Do you have any statistics to show how many users are actually benefiting by your site?
We don’t have any specific data. But within such a short time, we have over 350,000 registered members from over 202 countries. They keep on using it and our traffic is increasing every day. That proves one thing-they are benefiting. Business people are usually very busy, if they don’t think this site has anything for them they will never come back again. I can’t say that we are the best, but we are among the top sites in Asia for transactions.

What kind of response have you received in India?
We have got a very good response from the people here. China and India are the largest supply chains of the world and we would like to help them find more opportunities. Alibaba has more than 15,000 Indian members, mainly from the agriculture, textile and chemical industries. 

Whom do you see as your major competitors?
In the Internet age, there are no competitors-you only compete with yourself. In 1995, there were about 2,000 companies doing search engines, but later they moved to different directions. The Internet in Asia has just started. Today someone may be your competitor and tomorrow he may not. As an Internet company, if you say “I want to compete”, you’ve failed in the first move. So, I would say, spend your time on your customers rather than your competitors. The important thing is to see how great is the value added by the service you offer.

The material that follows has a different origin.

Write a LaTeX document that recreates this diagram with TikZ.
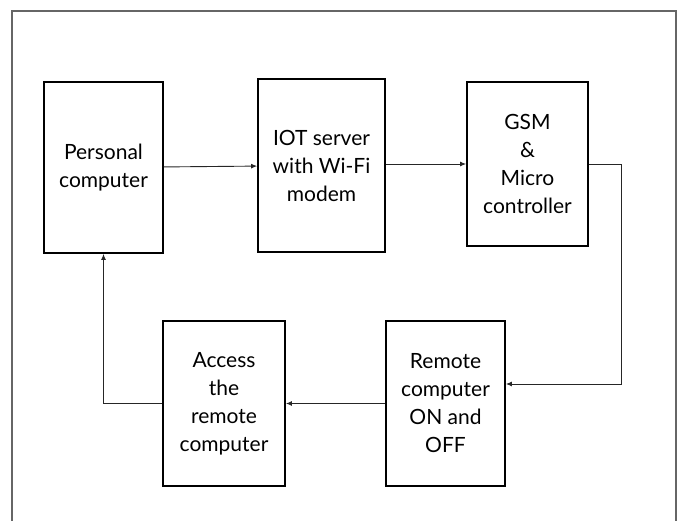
\documentclass[tikz,border=0pt]{standalone}
\usepackage{fontspec}
\setmainfont{Lato}
\usetikzlibrary{positioning,arrows.meta}

\begin{document}
\begin{tikzpicture}[
    x=1pt, y=-1pt,
    block/.style={rectangle, draw, line width=1.8pt, minimum width=120pt, minimum height=167pt, align=center, inner sep=2pt, font=\fontsize{21}{28}\selectfont},
    link/.style={draw=black!85, line width=0.9pt, -{Latex[length=6pt,width=5pt]}}
]
    \useasboundingbox (0,0) rectangle (678,521);

    % Frame
    \draw[black!60, line width=1.4pt] (12,530) -- (12,11) -- (676,11) -- (676,530);

    % Top row
    \node[block, minimum width=119pt, minimum height=171pt] (pc) at (103.5,167.5) {Personal\\computer};
    \node[block, minimum width=127pt, minimum height=173pt] (iot) at (321.5,165.5) {IOT server\\with Wi-Fi\\modem};
    \node[block, minimum width=121pt, minimum height=164pt] (gsm) at (527.5,164) {GSM\\\&\\Micro\\controller};

    % Bottom row
    \node[block, minimum width=122pt, minimum height=165pt] (access) at (224,403.5) {Access\\the\\remote\\computer};
    \node[block, minimum width=119pt, minimum height=165pt] (remote) at (445.5,403.5) {Remote\\computer\\ON and\\OFF};

    % Arrows
    \draw[link] (pc) -- (iot);
    \draw[link] (iot.east |- gsm.west) -- (gsm);
    \draw[link] (gsm.east) -- ++(33,0) |- ([yshift=19.5pt]remote.east);
    \draw[link] (remote) -- (access);
    \draw[link] (access.west) -| (pc.south);
\end{tikzpicture}
\end{document}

Where do you see yourself in the next 3-5 years?
We say we are open to all opportunities. We have a long vision, but short plan. For the next 3-5 years we would focus on B2B. Which countries we target or what we do, will depend on where we get good partners, whether the market is ready for B2B and whether we are ready.

Which are the potential markets in Asia that you want to tap?
India is a very big market. Korea, Japan and Singapore are also there. We will try to connect Asia with the markets in the US and Europe.

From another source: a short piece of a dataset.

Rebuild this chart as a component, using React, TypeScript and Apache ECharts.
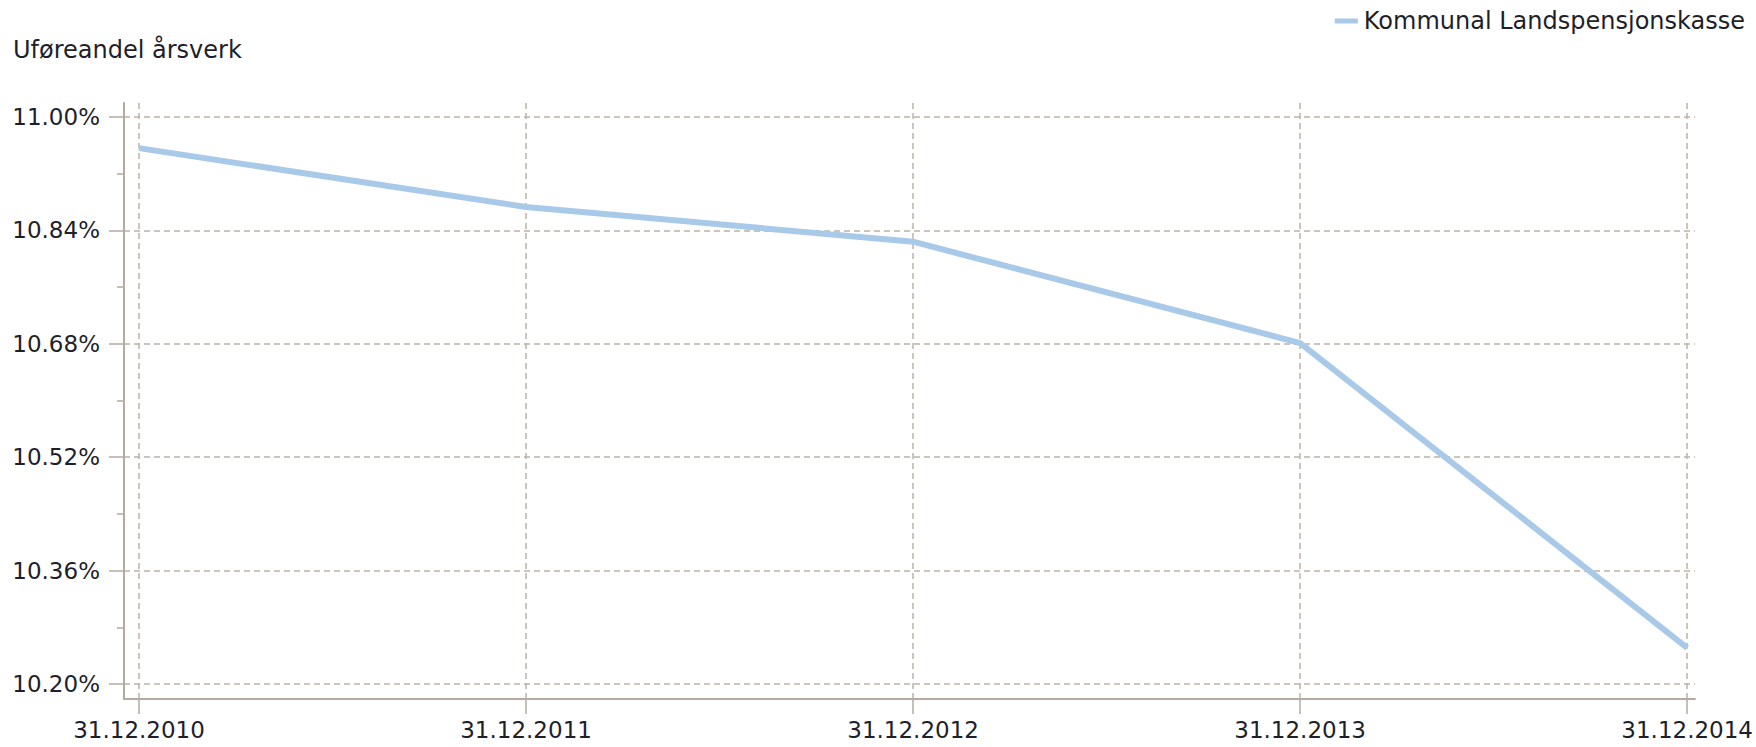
import React, { useEffect, useRef } from "react";
import * as echarts from "echarts";

const titleText = "Uføreandel årsverk";
const seriesName = "Kommunal Landspensjonskasse";
const categories = ["31.12.2010", "31.12.2011", "31.12.2012", "31.12.2013", "31.12.2014"];
const values = [10.956, 10.873, 10.824, 10.681, 10.251];
const yTicks = [10.2, 10.36, 10.52, 10.68, 10.84, 11.0];
const yMinorTicks = [10.28, 10.44, 10.6, 10.76, 10.92];
const xTicks = [0, 1, 2, 3, 4];

const FONT = "DejaVu Sans";
const TEXT = "#1f1f2a";
const AXIS = "#b3aaa1";
const GRID = "#bdb1a4";

export default function App() {
  const ref = useRef<HTMLDivElement>(null);
  useEffect(() => {
    document.body.style.margin = "0";
    const chart = echarts.init(ref.current!, undefined, { renderer: "svg" });
    const option = {
      animation: false,
      backgroundColor: "#ffffff",
      textStyle: { fontFamily: FONT },
      title: {
        text: titleText,
        left: 13,
        top: 38,
        padding: 0,
        textStyle: { fontFamily: FONT, fontSize: 24, fontWeight: "normal", color: TEXT },
      },
      legend: {
        right: 11,
        top: 9,
        padding: 0,
        icon: "rect",
        itemWidth: 23,
        itemHeight: 5,
        itemGap: 8,
        textStyle: { fontFamily: FONT, fontSize: 24, color: TEXT, padding: [0, 0, 0, 1] },
        data: [seriesName],
      },
      grid: { left: 124, right: 61, top: 103, bottom: 48, containLabel: false },
      xAxis: {
        type: "value",
        min: -0.0388,
        max: 4.02,
        axisLine: { show: true, onZero: false, lineStyle: { color: AXIS, width: 2 } },
        axisTick: { show: true, customValues: xTicks, length: 15, lineStyle: { color: AXIS, width: 1.5 } },
        axisLabel: {
          customValues: xTicks,
          formatter: (v: number) => categories[Math.round(v)] ?? "",
          fontFamily: FONT,
          fontSize: 23,
          color: TEXT,
          margin: 19,
        },
        splitLine: { show: true, lineStyle: { color: GRID, width: 1.5, type: [6, 4] } },
      },
      yAxis: [
        {
          type: "value",
          min: 10.1788,
          max: 11.0197,
          axisLine: { show: true, onZero: false, lineStyle: { color: AXIS, width: 2 } },
          axisTick: { show: true, customValues: yTicks, length: 15, lineStyle: { color: AXIS, width: 1.5 } },
          axisLabel: {
            customValues: yTicks,
            formatter: (v: number) => v.toFixed(2) + "%",
            fontFamily: FONT,
            fontSize: 23,
            color: TEXT,
            margin: 24,
          },
          splitLine: { show: true, lineStyle: { color: GRID, width: 1.5, type: [6, 4] } },
        },
        {
          type: "value",
          position: "left",
          min: 10.1788,
          max: 11.0197,
          axisLine: { show: false, onZero: false },
          axisTick: { show: true, customValues: yMinorTicks, length: 7, lineStyle: { color: AXIS, width: 1.5 } },
          axisLabel: { show: false },
          splitLine: { show: false },
        },
      ],
      series: [
        {
          name: seriesName,
          type: "line",
          xAxisIndex: 0,
          yAxisIndex: 0,
          data: values.map((v, i) => [i, v]),
          showSymbol: false,
          symbol: "none",
          lineStyle: { color: "#a8c9e8", width: 6 },
          itemStyle: { color: "#a8c9e8" },
        },
      ],
    };
    chart.setOption(option);
    return () => chart.dispose();
  }, []);
  return <div ref={ref} style={{ width: 1756, height: 747 }} />;
}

What are the main advantages and disadvantages you see in the Indian market?
India is a new market. It is growing so rapidly. And our philosophy is to grow with the market-never try to grow faster than the market. The Indian economy is rising and the businesses here are using the Internet aggressively. Another advantage is the talent -India has some of the best brains that can be tapped. The main disadvantage here is the infrastructure; people are still using cyber cafes to go online. 

Your advice to the Indian entrepreneur…
I would say learn from the experience of others in the Internet business, but don’t copy them. India should have its own model. 

Do you charge your members for your services?
As of now we are not charging anything from members, we might do it later when we add more value to our services. We are charging a bit for business promotion and advertising. Eventually, money will come when the actual online transactions start taking place. 

Is Alibaba targeted towards any particular industry?
It is not specific to any sector, but would cater to all those who are looking for partners across the world. Our vision is to “Open Sesame” especially for small and medium enterprises. We have a set of 27 informative catalogues. These will be useful for all kinds of buyers and suppliers to meet online.

In what way is the Asian market different?
The markets are very different. They have been there for 20 years. Asian businesses are so different. Most of them are small businesses, but they want to be on their own. They don’t want to join big companies. Their way of doing business is also very different from the US. Here relationships are so important. Even Alibaba is based on a community model where traders discuss and help each other. The Western B2B models are more mechanical. The human element is not as prominent.